We’re not winning the awards. We’re getting nominated. And we need the votership to reflect what’s happening in the charts and what’s happening in press, and what’s happening in these streets that shows what’s happening in the followership and just broadly trying to razzle and dazzle them away from that cognitive bias, I don’t know if that’s the root. I don’t think it’s that they don’t think that we kick ass or take names. Cognitive bias is an absolute B word, and it’s going to take just complete restructuring of how we recognize people and how we get that recognition moving and being reflected in awards.
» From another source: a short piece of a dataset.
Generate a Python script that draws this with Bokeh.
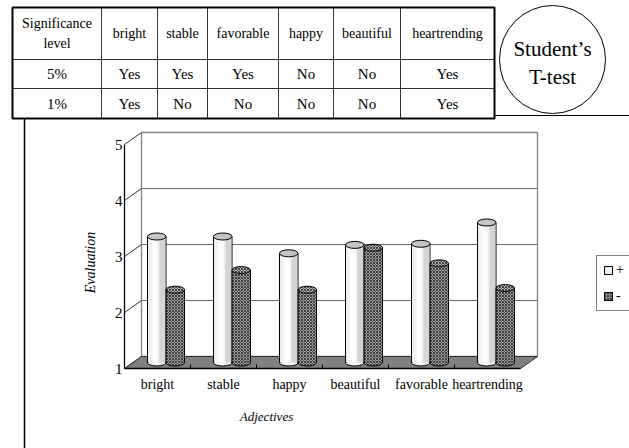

Because it’s not like we do things for awards, but they affect your bank account and that is it.” And so we need to be able to take this apparent show of appreciation and make it change lives in a real way instead of it being a show of “okay, I don’t think I’m a biased person, please help me prove that I’m not.” It’s like “put that in my bank and then we can talk.” For real. put that in my bank. I don’t care how cool you think you are, put your money where your mouth is. Put it in my bank. Put some awards on any of these Black people’s shelves. I don’t care if it’s me. Just someone Black. I have a necklace that says “rooting for everybody Black”-because that’s my life right now. Literally, all of y’all, every single one, just somebody. More than one. Don’t you token me. Don’t give me just one time. I don’t take one anymore. Give me two, three times. Sorry. One time is offensive. The one time I’m going to have one Black winner, that’s offensive to me. Give me two, three. I don’t want to be in that situation. Sometimes you have to be. Sometimes you have to claw your way up to be able to say this. But for real, I can’t live like that. It makes me really sad.”
Yola on ‘Stand For Myself’
“So this record was like, I need to wear everything on my sleeve, I need my guts to be on the outside, I need everything to be in full view because the connective tissue between all of this is something that has raised me, and has helped me identify my particular brand of blackness. And if I can’t showcase my blackness, not yours, not some other motherfrickers, but my, you know, then we are succumbing to the monolith that does us all a disservice.”
Yola on her song ‘Great Divide’
Yola on her song ‘Great Divide’
“Great Divide’ was my exploration, one of my explorations of doo-wop on the record. And I love The Flamingos and I wanted to have a slight Flamingos moment on this record. I think that doo-wop is a meeting point of a lot of things that we hear in music today, that we associate with classic pop music, is born out of doo-wop. And so the Faraway Looks of my other record, the Dusty’s, all of this stuff, the rhythm and blues, and parts of jazz, and parts of soul music feel like they spring out of doo- wop, and for me, that’s me in my sentimentality, yearning for connection in the most kind of core way I think what the context was that I was isolated as heck, you know, I’d moved to a new country, and I’d made the move proper, as opposed to just visiting as I had. I kind of brought a bunch of stuff and decided to at least try living between both the UK and US, as opposed to just visiting here, and so the idea was to rent a little spot here and rent a little spot in the UK and just hop between them. Obviously later, I decided just to make the move all together. At this point, I was just searching for something to connect to, and I felt like I was reaching towards something here, and the more time I spent in this country, the more it felt like this was what I was reaching towards, the whole time from the UK.”